● **Stated exercise**:
Look below for the line containing "Emit a LaTeX"; from there through the line containing "(7,13+60.6*\k) -- (849,13+60.6*\k);", both lines included, please set down each line exactly and nothing else.

════════════════════

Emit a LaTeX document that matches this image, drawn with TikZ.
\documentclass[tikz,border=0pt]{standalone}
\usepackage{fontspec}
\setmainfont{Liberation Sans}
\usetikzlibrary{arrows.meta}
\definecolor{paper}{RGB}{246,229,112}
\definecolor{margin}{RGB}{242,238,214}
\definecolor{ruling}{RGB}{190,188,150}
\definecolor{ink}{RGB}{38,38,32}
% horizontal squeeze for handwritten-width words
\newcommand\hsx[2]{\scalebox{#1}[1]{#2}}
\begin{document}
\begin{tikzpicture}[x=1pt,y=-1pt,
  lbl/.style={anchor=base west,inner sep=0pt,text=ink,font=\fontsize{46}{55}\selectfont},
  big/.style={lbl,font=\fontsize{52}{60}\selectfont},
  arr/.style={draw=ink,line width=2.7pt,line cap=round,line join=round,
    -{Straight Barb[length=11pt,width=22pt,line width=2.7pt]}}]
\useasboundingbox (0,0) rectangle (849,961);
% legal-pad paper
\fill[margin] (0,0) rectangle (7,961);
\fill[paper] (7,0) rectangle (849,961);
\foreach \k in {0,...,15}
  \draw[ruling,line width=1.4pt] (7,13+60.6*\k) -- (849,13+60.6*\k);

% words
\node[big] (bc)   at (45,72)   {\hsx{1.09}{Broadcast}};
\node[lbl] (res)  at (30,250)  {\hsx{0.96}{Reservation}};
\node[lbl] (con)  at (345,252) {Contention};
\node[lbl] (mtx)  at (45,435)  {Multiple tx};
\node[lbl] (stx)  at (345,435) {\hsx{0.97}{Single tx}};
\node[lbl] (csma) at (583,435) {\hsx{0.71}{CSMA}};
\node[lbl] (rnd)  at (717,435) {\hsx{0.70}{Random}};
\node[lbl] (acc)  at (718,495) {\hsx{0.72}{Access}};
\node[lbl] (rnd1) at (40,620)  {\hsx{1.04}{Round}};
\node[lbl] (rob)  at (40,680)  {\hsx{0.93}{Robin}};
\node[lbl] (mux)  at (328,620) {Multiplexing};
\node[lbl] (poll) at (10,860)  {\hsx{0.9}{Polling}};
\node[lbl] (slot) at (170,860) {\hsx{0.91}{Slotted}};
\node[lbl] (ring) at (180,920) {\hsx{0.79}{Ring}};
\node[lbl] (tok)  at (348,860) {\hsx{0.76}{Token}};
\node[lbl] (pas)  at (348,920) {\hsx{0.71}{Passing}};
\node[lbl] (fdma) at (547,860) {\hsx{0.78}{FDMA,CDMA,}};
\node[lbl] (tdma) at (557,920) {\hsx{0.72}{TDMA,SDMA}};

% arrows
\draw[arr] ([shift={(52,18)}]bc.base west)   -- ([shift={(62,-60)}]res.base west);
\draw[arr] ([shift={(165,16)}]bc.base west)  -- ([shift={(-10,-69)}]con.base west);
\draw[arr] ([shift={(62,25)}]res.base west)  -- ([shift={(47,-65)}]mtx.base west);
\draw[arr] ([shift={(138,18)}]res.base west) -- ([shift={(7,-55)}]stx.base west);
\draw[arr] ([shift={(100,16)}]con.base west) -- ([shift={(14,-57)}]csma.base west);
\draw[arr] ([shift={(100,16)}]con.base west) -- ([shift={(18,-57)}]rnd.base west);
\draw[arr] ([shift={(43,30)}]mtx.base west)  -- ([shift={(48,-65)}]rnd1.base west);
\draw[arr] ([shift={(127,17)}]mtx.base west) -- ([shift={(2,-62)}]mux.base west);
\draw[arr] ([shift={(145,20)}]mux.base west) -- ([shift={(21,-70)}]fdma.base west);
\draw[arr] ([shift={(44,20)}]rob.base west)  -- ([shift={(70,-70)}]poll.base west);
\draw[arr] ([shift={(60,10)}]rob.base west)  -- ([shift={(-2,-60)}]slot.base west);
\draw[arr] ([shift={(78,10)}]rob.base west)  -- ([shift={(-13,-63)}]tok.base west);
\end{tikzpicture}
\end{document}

════════════════════

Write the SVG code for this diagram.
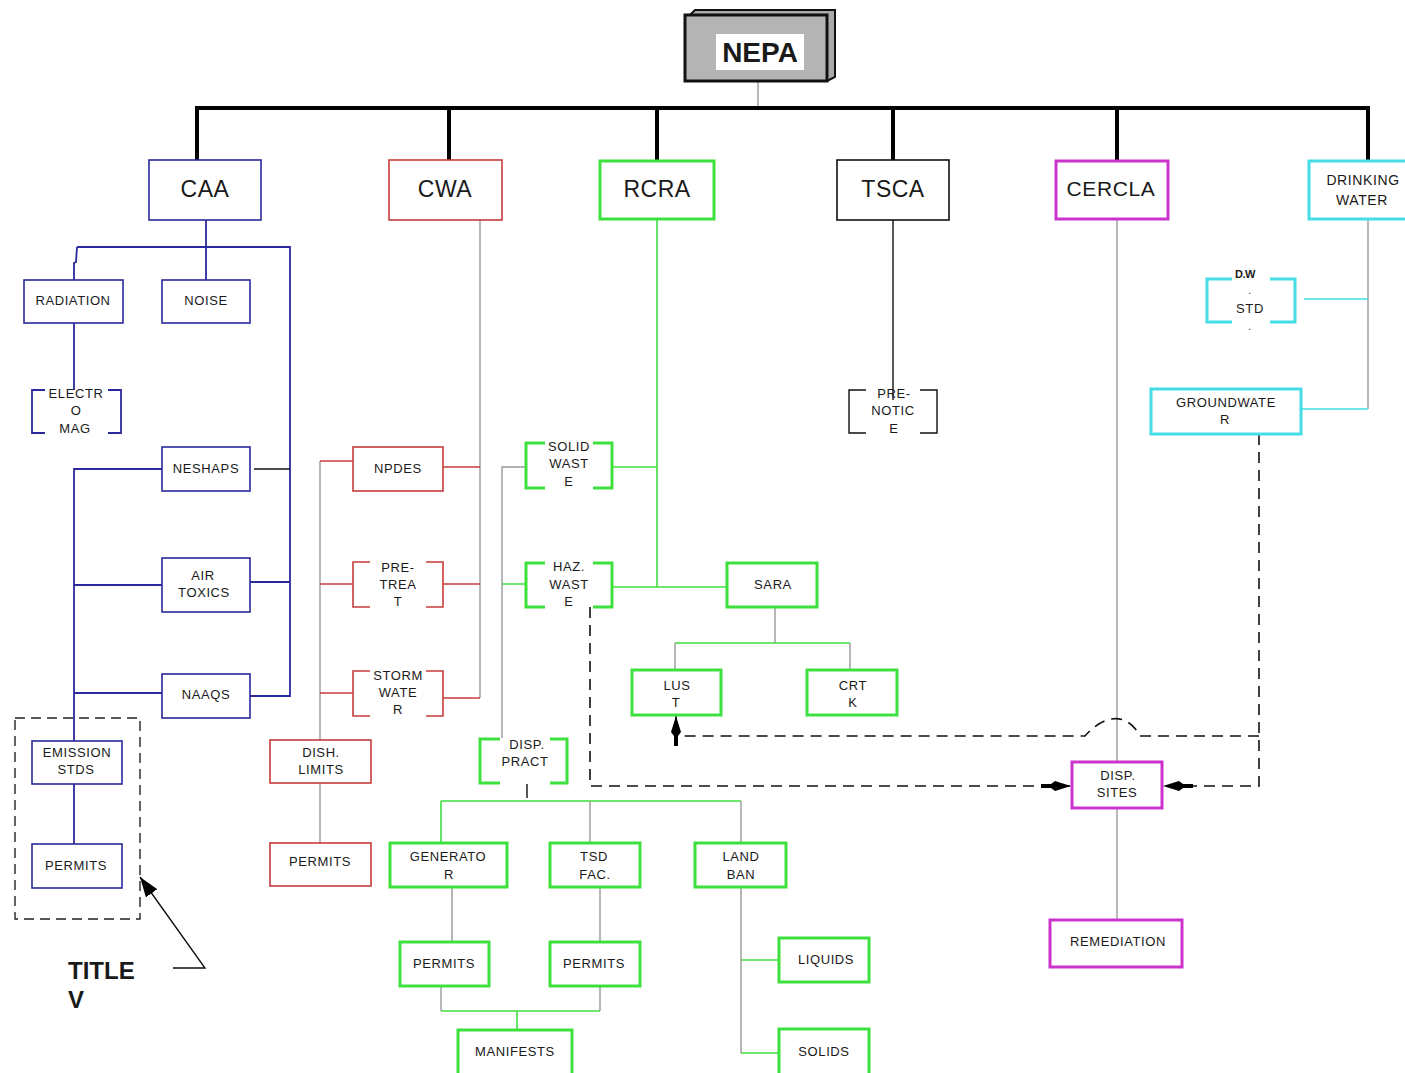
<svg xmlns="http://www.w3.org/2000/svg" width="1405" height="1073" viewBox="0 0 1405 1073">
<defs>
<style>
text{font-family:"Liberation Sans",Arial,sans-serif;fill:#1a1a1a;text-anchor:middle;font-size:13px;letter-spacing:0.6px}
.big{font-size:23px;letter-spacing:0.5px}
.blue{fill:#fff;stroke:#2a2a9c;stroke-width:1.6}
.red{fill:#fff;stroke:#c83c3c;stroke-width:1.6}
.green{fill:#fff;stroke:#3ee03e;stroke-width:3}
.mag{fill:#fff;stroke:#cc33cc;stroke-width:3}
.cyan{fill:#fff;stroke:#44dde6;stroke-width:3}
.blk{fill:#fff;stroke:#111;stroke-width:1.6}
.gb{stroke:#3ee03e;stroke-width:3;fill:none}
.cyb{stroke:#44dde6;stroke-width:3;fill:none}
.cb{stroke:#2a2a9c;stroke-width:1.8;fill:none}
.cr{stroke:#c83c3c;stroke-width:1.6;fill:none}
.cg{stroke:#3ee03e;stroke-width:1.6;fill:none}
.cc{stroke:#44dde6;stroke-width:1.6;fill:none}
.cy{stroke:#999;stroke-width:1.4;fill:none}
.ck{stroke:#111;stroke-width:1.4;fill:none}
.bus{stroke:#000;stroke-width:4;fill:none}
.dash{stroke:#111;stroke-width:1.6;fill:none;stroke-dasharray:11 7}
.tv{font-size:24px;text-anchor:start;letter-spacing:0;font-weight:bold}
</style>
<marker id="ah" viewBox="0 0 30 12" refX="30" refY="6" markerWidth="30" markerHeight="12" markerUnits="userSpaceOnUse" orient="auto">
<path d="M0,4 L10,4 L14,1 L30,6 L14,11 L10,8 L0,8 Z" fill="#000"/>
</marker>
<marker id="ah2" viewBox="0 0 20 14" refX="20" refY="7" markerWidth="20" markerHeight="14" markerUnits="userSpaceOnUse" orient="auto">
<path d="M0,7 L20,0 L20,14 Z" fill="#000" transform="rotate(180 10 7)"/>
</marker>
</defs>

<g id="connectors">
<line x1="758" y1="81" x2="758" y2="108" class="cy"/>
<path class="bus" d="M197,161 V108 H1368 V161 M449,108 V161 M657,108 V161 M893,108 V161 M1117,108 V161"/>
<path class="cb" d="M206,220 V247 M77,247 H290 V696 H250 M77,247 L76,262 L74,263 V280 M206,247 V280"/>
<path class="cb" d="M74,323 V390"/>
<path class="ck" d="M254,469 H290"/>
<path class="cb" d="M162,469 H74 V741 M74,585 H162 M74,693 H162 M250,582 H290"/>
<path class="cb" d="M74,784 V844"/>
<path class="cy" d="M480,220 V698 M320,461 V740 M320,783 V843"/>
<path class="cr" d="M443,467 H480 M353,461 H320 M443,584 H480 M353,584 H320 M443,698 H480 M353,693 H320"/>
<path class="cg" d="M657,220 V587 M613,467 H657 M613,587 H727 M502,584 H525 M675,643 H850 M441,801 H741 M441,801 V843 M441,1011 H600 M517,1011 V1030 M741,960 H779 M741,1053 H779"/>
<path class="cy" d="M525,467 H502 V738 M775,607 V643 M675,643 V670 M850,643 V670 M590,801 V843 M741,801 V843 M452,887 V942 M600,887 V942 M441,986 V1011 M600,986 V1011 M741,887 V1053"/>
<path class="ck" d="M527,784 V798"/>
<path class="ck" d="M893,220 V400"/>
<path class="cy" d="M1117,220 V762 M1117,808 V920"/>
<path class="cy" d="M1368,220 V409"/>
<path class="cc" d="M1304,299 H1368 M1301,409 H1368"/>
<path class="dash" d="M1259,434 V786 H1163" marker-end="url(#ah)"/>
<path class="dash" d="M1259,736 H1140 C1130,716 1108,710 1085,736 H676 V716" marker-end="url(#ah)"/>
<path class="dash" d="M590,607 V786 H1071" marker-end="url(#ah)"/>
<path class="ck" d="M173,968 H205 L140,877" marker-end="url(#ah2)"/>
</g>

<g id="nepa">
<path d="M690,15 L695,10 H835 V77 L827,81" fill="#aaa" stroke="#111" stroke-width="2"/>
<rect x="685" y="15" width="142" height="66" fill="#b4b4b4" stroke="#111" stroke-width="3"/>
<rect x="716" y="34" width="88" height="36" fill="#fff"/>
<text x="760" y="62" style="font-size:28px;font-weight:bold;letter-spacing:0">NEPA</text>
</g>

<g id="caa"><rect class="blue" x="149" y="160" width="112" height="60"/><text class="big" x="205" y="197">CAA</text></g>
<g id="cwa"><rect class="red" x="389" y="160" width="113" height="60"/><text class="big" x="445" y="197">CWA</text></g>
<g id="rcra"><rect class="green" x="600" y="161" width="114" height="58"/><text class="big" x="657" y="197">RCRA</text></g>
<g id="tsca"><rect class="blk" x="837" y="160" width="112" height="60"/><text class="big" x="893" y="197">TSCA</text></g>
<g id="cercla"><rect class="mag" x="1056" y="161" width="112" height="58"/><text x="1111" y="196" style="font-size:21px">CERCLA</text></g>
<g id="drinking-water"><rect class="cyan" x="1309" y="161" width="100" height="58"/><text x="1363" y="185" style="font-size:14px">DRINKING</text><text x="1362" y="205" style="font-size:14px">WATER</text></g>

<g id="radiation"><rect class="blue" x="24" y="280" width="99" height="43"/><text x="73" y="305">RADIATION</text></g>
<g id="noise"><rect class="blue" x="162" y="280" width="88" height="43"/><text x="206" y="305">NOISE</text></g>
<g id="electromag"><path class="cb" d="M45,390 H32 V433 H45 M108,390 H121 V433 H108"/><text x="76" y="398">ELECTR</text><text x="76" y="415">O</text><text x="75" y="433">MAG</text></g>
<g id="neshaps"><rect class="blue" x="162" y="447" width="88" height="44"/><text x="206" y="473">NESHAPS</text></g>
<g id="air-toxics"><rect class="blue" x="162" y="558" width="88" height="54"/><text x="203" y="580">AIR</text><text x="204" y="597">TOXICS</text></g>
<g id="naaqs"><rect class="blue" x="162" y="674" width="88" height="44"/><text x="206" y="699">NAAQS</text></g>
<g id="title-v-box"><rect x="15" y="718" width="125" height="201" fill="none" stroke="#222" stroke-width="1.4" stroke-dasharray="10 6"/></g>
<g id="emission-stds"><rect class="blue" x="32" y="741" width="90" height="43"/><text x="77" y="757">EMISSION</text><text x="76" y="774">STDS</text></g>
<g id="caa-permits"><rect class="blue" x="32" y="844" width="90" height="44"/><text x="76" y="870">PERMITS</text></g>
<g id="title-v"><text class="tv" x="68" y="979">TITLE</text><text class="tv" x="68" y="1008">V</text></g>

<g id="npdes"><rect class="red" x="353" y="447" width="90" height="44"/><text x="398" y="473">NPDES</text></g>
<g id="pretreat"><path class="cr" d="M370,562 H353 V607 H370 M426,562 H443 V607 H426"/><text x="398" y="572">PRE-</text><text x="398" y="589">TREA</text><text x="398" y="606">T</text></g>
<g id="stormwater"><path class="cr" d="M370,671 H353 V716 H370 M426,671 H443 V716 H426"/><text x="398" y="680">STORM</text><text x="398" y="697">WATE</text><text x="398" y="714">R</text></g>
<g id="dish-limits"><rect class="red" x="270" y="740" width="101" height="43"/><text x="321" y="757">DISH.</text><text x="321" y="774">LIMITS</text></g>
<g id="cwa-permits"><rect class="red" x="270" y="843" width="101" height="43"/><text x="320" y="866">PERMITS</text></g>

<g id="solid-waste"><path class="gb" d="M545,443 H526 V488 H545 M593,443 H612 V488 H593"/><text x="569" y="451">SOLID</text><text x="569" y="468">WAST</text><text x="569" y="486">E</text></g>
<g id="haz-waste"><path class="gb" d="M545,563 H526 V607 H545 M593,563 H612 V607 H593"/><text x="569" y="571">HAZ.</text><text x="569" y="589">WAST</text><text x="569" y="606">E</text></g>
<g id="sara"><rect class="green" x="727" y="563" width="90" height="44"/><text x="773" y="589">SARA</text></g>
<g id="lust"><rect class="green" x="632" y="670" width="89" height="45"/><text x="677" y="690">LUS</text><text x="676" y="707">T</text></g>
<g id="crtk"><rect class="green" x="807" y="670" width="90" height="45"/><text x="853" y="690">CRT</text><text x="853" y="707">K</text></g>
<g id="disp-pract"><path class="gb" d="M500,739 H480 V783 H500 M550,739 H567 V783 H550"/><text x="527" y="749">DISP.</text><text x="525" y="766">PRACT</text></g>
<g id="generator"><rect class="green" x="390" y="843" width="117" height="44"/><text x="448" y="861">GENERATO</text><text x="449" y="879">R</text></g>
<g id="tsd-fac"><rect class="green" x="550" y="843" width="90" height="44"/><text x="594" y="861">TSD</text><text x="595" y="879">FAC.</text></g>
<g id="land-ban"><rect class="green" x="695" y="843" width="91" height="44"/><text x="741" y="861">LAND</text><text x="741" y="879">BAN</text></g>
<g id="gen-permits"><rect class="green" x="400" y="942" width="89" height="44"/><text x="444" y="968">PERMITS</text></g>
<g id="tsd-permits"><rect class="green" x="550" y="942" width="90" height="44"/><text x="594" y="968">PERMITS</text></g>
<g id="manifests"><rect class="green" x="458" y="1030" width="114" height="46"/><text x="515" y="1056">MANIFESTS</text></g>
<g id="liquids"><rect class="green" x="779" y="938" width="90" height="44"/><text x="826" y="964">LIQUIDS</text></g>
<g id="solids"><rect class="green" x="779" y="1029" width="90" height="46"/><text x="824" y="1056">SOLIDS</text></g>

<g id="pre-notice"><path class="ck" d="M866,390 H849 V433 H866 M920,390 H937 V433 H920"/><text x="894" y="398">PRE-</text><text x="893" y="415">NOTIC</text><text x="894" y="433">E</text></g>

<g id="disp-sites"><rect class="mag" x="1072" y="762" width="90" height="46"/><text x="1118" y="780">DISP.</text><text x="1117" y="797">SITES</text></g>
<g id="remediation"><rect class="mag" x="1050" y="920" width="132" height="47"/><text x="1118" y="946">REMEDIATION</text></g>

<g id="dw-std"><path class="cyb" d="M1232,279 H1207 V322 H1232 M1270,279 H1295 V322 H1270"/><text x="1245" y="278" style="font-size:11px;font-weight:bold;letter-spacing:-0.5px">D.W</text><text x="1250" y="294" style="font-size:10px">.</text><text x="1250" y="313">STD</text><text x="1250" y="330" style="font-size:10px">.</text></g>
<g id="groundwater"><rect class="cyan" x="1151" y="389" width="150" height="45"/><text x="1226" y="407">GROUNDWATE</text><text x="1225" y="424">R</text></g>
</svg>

════════════════════

● **Response to the exercise**:
Emit a LaTeX document that matches this image, drawn with TikZ.
\documentclass[tikz,border=0pt]{standalone}
\usepackage{fontspec}
\setmainfont{Liberation Sans}
\usetikzlibrary{arrows.meta}
\definecolor{paper}{RGB}{246,229,112}
\definecolor{margin}{RGB}{242,238,214}
\definecolor{ruling}{RGB}{190,188,150}
\definecolor{ink}{RGB}{38,38,32}
% horizontal squeeze for handwritten-width words
\newcommand\hsx[2]{\scalebox{#1}[1]{#2}}
\begin{document}
\begin{tikzpicture}[x=1pt,y=-1pt,
  lbl/.style={anchor=base west,inner sep=0pt,text=ink,font=\fontsize{46}{55}\selectfont},
  big/.style={lbl,font=\fontsize{52}{60}\selectfont},
  arr/.style={draw=ink,line width=2.7pt,line cap=round,line join=round,
    -{Straight Barb[length=11pt,width=22pt,line width=2.7pt]}}]
\useasboundingbox (0,0) rectangle (849,961);
% legal-pad paper
\fill[margin] (0,0) rectangle (7,961);
\fill[paper] (7,0) rectangle (849,961);
\foreach \k in {0,...,15}
  \draw[ruling,line width=1.4pt] (7,13+60.6*\k) -- (849,13+60.6*\k);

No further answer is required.